Look through the data for the string "this". Copy every line where it is found.

Figure scripts:
—————
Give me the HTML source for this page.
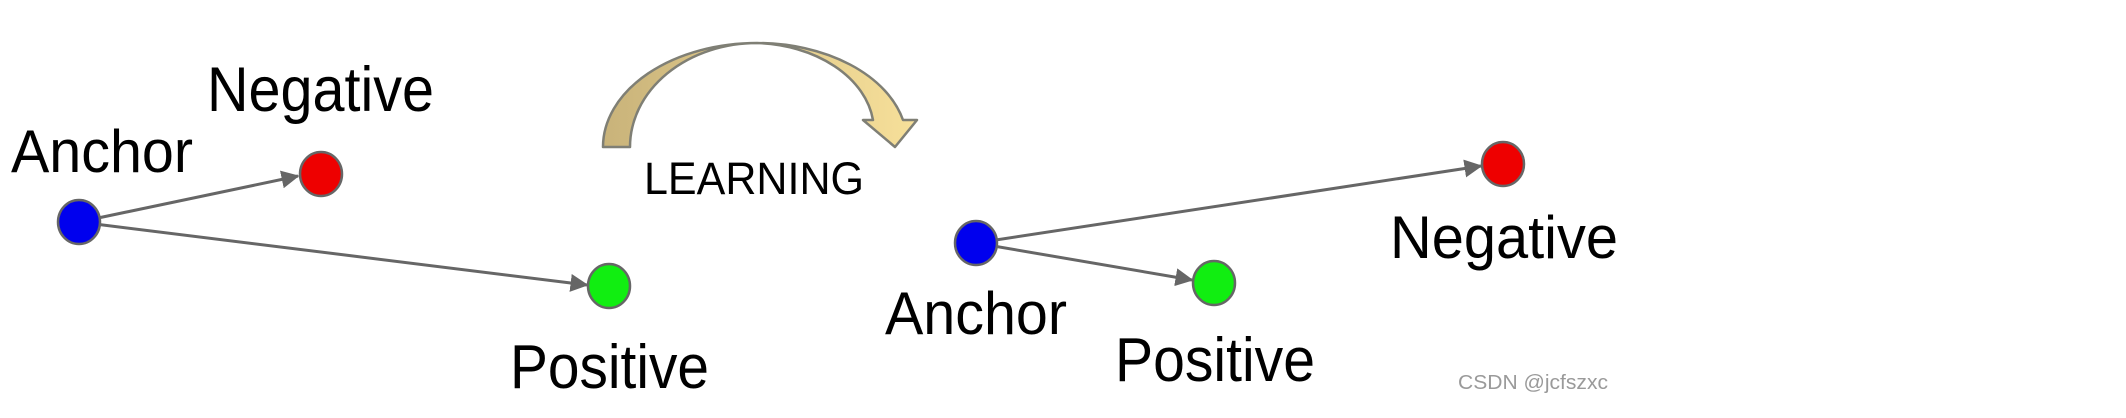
<!DOCTYPE html>
<html><head><meta charset="utf-8"><style>
html,body{margin:0;padding:0;background:#fff;}
svg{display:block;}
text{font-family:"Liberation Sans",Arial,sans-serif;fill:#000;}
</style></head><body>
<svg width="2126" height="418" viewBox="0 0 2126 418" xmlns="http://www.w3.org/2000/svg">
<defs>
<marker id="ah" markerWidth="6" markerHeight="6" refX="5.5" refY="3" orient="auto" markerUnits="strokeWidth">
<path d="M0,0 L6,3 L0,6 z" fill="#666"/>
</marker>
<linearGradient id="g" x1="0" y1="0" x2="1" y2="0">
<stop offset="0" stop-color="#c9b37a"/><stop offset="1" stop-color="#f7e09a"/>
</linearGradient>
</defs>
<!-- left group -->
<line x1="79" y1="222" x2="298" y2="176" stroke="#666" stroke-width="3" marker-end="url(#ah)"/>
<line x1="79" y1="222" x2="587" y2="285" stroke="#666" stroke-width="3" marker-end="url(#ah)"/>
<ellipse cx="79" cy="222" rx="21" ry="22" fill="#0000ee" stroke="#666" stroke-width="2.5"/>
<ellipse cx="321" cy="174" rx="21" ry="22" fill="#ee0000" stroke="#666" stroke-width="2.5"/>
<ellipse cx="609" cy="286" rx="21" ry="22" fill="#11ee11" stroke="#666" stroke-width="2.5"/>
<text x="207" y="111" font-size="63" textLength="227" lengthAdjust="spacingAndGlyphs">Negative</text>
<text x="11" y="172" font-size="60" textLength="182" lengthAdjust="spacingAndGlyphs">Anchor</text>
<text x="510" y="388" font-size="62" textLength="199" lengthAdjust="spacingAndGlyphs">Positive</text>
<!-- learning arrow -->
<path d="M603,147 A154,104 0 0 1 757,43 A150,100 0 0 1 903,120 L917,120 L895,147 L863,120 L873,120 A122,88 0 0 0 757,43 A127,104 0 0 0 630,147 Z" fill="url(#g)" stroke="#7f7f75" stroke-width="2.5" stroke-linejoin="round"/>
<text x="644" y="194" font-size="45" textLength="220" lengthAdjust="spacingAndGlyphs">LEARNING</text>
<!-- right group -->
<line x1="976" y1="243" x2="1481" y2="166" stroke="#666" stroke-width="3" marker-end="url(#ah)"/>
<line x1="976" y1="243" x2="1192" y2="280" stroke="#666" stroke-width="3" marker-end="url(#ah)"/>
<ellipse cx="976" cy="243" rx="21" ry="22" fill="#0000ee" stroke="#666" stroke-width="2.5"/>
<ellipse cx="1503" cy="164" rx="21" ry="22" fill="#ee0000" stroke="#666" stroke-width="2.5"/>
<ellipse cx="1214" cy="283" rx="21" ry="22" fill="#11ee11" stroke="#666" stroke-width="2.5"/>
<text x="1390" y="258" font-size="60" textLength="228" lengthAdjust="spacingAndGlyphs">Negative</text>
<text x="885" y="334" font-size="60" textLength="182" lengthAdjust="spacingAndGlyphs">Anchor</text>
<text x="1115" y="381" font-size="62" textLength="200" lengthAdjust="spacingAndGlyphs">Positive</text>
<text x="1458" y="389" font-size="20" style="fill:#9a9a9a" textLength="150" lengthAdjust="spacingAndGlyphs">CSDN @jcfszxc</text>
</svg>
</body></html>
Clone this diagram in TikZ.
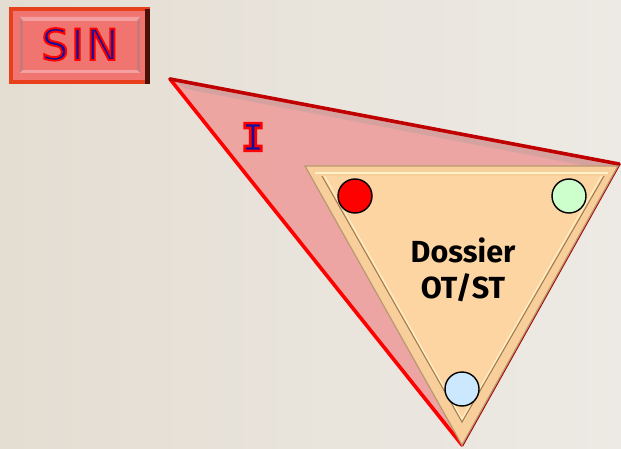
—————
PROBLEM SOLUTION:
Give me the HTML source for this page.
Clone this diagram in TikZ.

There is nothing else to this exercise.